The prospects in the short term are, therefore, for one of slow recovery of industrial output growth. Agricultural growth will recover from its poor performance over the last couple of years. But growth in services is unlikely to match the performance of the earlier years.




Economic reforms are again in the news. The constraints on higher growth can be identified with slowing or lack of reforms. Will the reforms get another push? Political initiative for reforms is likely only if the benefits can be expected to reach the masses. A high growth rate will benefit the masses but it should also benefit them directly. Employment generation effect can create a mass appeal; agricultural growth can create mass support for reforms. However, for these effects to materialize, there has to be a revival of investment.

In the mid-1990s, investment took off with deregulation of industrial activity. Further revival of investment activity will depend on reforms in infrastructure sectors. Investment activity will also revive with improvement in governance. We have a wealth of lessons in the unrealized foreign investment proposals of the last 10 years.

There has to be a shift in government policy in spending in favour of the creation of assets and infrastructure. Institutional changes to make effective public or private investment in infrastructure possible need consideration. Revenue mobilization should not be side-tracked. Raising revenues for improving competitiveness of agriculture and industry would be an essential step in the path towards higher growth.

Can the high growth rates be sustained? It would be difficult to fully address this question if we ignore the condition of the economy at the state level. The states will have to play an equal role in reviving investment expenditures. The fiscal position of the governments at the state level, however, does not allow them to make investments in infrastructure.
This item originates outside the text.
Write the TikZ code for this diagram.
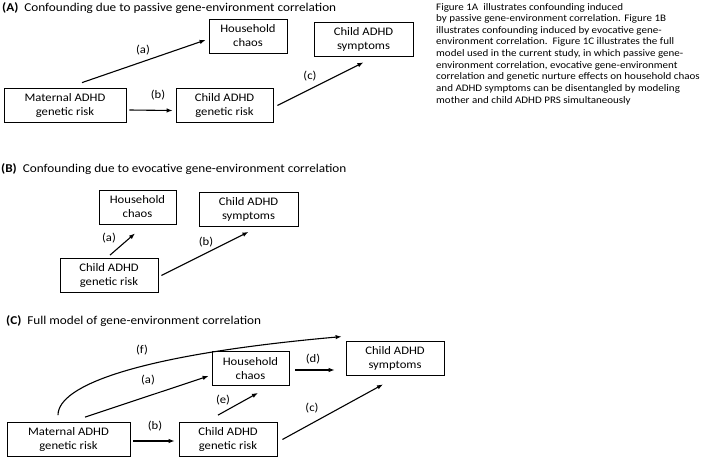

This is not merely because of a lack of resource, but due to misplaced priorities in spending. Mechanisms for introducing user charges for services rendered by the government are generally inadequate. Equally, mechanisms for monitoring the effectiveness of expenditures in providing services appear to be inadequate. Systematic and faster methods for assessing performance of government programmes and corrective actions at the state level are more likely to improve governance.

The performance of states such as Gujarat, Maharashtra and Karnataka in attracting new investments relative to the others requires an understanding of the strengths and weaknesses of alternative approaches. Irrigation proved to be the key to the success of agriculture. States where potential existed benefited. Investment in infrastructure for developing human resources will help the states in attracting investments. But good governance may also prove to be a key to success in industrial growth.

The challenge is not merely one of raising resources for new investments, but to make investments that will be globally competitive. The role of the government will not end by withdrawing constraints on private sector participation. It should find efficient ways of creating conditions for higher economic growth. The medium term prospects, therefore, will depend on the extent to which reforms proceed further. Disinvestment programmes, infrastructure investments and their impact on capital inflows and exports hold the key for sustaining the present momentum of growth.


* The views expressed are the author’s personal positions.